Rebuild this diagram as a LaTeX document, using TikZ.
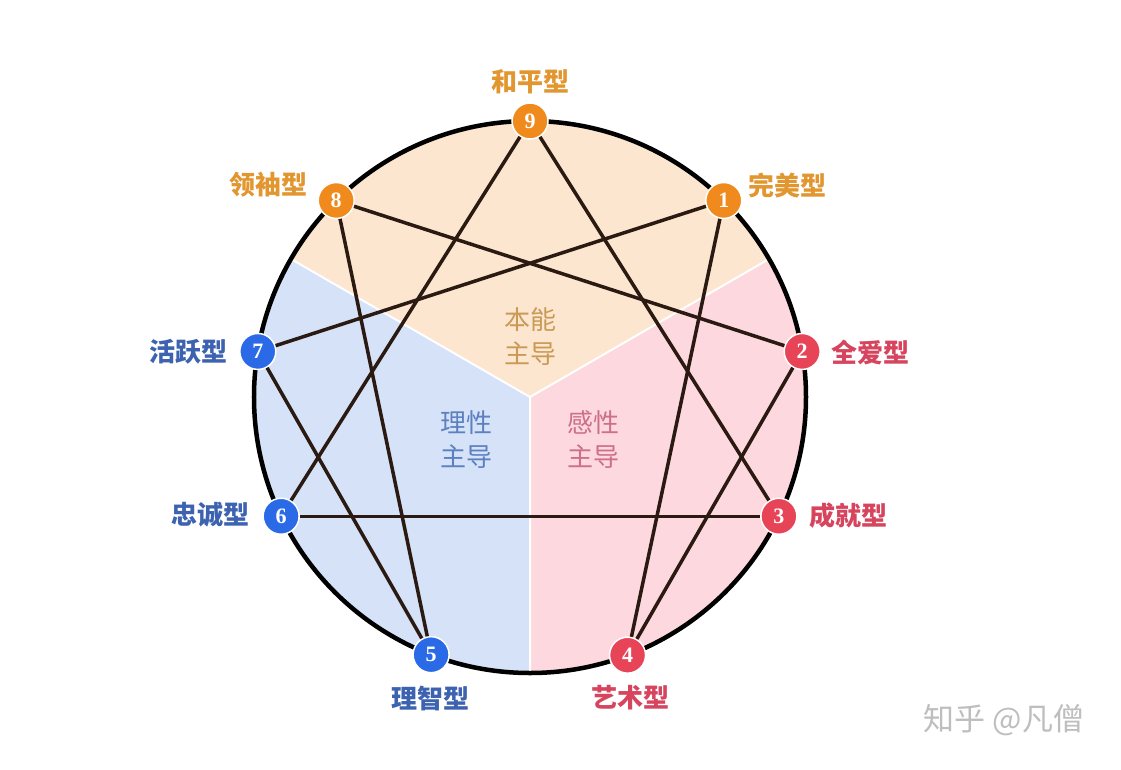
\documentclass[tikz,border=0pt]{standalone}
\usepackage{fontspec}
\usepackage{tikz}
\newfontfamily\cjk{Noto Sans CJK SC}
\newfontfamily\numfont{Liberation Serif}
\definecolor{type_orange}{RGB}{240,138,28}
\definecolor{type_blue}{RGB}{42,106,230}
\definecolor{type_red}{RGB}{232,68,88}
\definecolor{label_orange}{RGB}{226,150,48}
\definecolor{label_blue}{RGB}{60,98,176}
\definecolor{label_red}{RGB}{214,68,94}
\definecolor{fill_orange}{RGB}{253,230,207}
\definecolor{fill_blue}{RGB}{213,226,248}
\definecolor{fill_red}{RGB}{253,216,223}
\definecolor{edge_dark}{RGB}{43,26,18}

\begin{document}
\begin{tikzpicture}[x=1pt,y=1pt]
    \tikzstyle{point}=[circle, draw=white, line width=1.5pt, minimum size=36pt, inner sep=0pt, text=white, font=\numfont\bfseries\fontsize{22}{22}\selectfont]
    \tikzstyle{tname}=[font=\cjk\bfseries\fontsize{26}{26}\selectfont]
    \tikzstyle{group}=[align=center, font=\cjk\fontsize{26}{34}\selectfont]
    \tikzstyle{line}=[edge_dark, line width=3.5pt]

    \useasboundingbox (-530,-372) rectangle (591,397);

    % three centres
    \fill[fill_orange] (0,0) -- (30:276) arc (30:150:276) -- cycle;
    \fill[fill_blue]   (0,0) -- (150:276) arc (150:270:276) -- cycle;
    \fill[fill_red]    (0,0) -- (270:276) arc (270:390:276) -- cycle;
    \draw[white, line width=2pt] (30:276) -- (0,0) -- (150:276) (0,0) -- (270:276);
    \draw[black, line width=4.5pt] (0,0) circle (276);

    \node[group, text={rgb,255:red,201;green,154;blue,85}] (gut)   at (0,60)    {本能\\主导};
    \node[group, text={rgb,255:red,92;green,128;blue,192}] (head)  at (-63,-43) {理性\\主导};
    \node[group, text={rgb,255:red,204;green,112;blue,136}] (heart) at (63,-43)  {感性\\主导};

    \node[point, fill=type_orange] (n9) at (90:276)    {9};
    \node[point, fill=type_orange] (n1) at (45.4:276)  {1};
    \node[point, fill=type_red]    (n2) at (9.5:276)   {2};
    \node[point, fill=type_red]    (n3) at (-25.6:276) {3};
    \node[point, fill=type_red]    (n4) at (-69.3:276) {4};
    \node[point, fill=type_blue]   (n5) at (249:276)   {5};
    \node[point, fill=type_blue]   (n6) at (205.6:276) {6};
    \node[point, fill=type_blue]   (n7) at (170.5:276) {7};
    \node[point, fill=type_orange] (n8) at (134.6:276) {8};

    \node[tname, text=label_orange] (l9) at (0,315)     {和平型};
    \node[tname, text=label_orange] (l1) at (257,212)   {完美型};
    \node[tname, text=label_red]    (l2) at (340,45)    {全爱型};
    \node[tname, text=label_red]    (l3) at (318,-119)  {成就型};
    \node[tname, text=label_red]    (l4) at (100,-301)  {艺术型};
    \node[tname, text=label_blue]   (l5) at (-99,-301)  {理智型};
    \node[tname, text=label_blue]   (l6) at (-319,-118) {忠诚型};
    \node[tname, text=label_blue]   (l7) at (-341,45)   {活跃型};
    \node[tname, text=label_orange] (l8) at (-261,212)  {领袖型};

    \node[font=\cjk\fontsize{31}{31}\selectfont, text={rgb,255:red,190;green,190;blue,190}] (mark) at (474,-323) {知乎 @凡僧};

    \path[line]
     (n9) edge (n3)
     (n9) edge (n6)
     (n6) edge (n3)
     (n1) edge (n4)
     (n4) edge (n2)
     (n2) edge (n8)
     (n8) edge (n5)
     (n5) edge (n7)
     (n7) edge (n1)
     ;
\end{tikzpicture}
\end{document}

━━━━━━

◆ **PROBLEM STATEMENT**
Make an exact copy of the listing above. Do not include the pictures.

◆ **RESPONSE**
Rebuild this diagram as a LaTeX document, using TikZ.
\documentclass[tikz,border=0pt]{standalone}
\usepackage{fontspec}
\usepackage{tikz}
\newfontfamily\cjk{Noto Sans CJK SC}
\newfontfamily\numfont{Liberation Serif}
\definecolor{type_orange}{RGB}{240,138,28}
\definecolor{type_blue}{RGB}{42,106,230}
\definecolor{type_red}{RGB}{232,68,88}
\definecolor{label_orange}{RGB}{226,150,48}
\definecolor{label_blue}{RGB}{60,98,176}
\definecolor{label_red}{RGB}{214,68,94}
\definecolor{fill_orange}{RGB}{253,230,207}
\definecolor{fill_blue}{RGB}{213,226,248}
\definecolor{fill_red}{RGB}{253,216,223}
\definecolor{edge_dark}{RGB}{43,26,18}

\begin{document}
\begin{tikzpicture}[x=1pt,y=1pt]
    \tikzstyle{point}=[circle, draw=white, line width=1.5pt, minimum size=36pt, inner sep=0pt, text=white, font=\numfont\bfseries\fontsize{22}{22}\selectfont]
    \tikzstyle{tname}=[font=\cjk\bfseries\fontsize{26}{26}\selectfont]
    \tikzstyle{group}=[align=center, font=\cjk\fontsize{26}{34}\selectfont]
    \tikzstyle{line}=[edge_dark, line width=3.5pt]

    \useasboundingbox (-530,-372) rectangle (591,397);

    % three centres
    \fill[fill_orange] (0,0) -- (30:276) arc (30:150:276) -- cycle;
    \fill[fill_blue]   (0,0) -- (150:276) arc (150:270:276) -- cycle;
    \fill[fill_red]    (0,0) -- (270:276) arc (270:390:276) -- cycle;
    \draw[white, line width=2pt] (30:276) -- (0,0) -- (150:276) (0,0) -- (270:276);
    \draw[black, line width=4.5pt] (0,0) circle (276);

    \node[group, text={rgb,255:red,201;green,154;blue,85}] (gut)   at (0,60)    {本能\\主导};
    \node[group, text={rgb,255:red,92;green,128;blue,192}] (head)  at (-63,-43) {理性\\主导};
    \node[group, text={rgb,255:red,204;green,112;blue,136}] (heart) at (63,-43)  {感性\\主导};

    \node[point, fill=type_orange] (n9) at (90:276)    {9};
    \node[point, fill=type_orange] (n1) at (45.4:276)  {1};
    \node[point, fill=type_red]    (n2) at (9.5:276)   {2};
    \node[point, fill=type_red]    (n3) at (-25.6:276) {3};
    \node[point, fill=type_red]    (n4) at (-69.3:276) {4};
    \node[point, fill=type_blue]   (n5) at (249:276)   {5};
    \node[point, fill=type_blue]   (n6) at (205.6:276) {6};
    \node[point, fill=type_blue]   (n7) at (170.5:276) {7};
    \node[point, fill=type_orange] (n8) at (134.6:276) {8};

    \node[tname, text=label_orange] (l9) at (0,315)     {和平型};
    \node[tname, text=label_orange] (l1) at (257,212)   {完美型};
    \node[tname, text=label_red]    (l2) at (340,45)    {全爱型};
    \node[tname, text=label_red]    (l3) at (318,-119)  {成就型};
    \node[tname, text=label_red]    (l4) at (100,-301)  {艺术型};
    \node[tname, text=label_blue]   (l5) at (-99,-301)  {理智型};
    \node[tname, text=label_blue]   (l6) at (-319,-118) {忠诚型};
    \node[tname, text=label_blue]   (l7) at (-341,45)   {活跃型};
    \node[tname, text=label_orange] (l8) at (-261,212)  {领袖型};

    \node[font=\cjk\fontsize{31}{31}\selectfont, text={rgb,255:red,190;green,190;blue,190}] (mark) at (474,-323) {知乎 @凡僧};

    \path[line]
     (n9) edge (n3)
     (n9) edge (n6)
     (n6) edge (n3)
     (n1) edge (n4)
     (n4) edge (n2)
     (n2) edge (n8)
     (n8) edge (n5)
     (n5) edge (n7)
     (n7) edge (n1)
     ;
\end{tikzpicture}
\end{document}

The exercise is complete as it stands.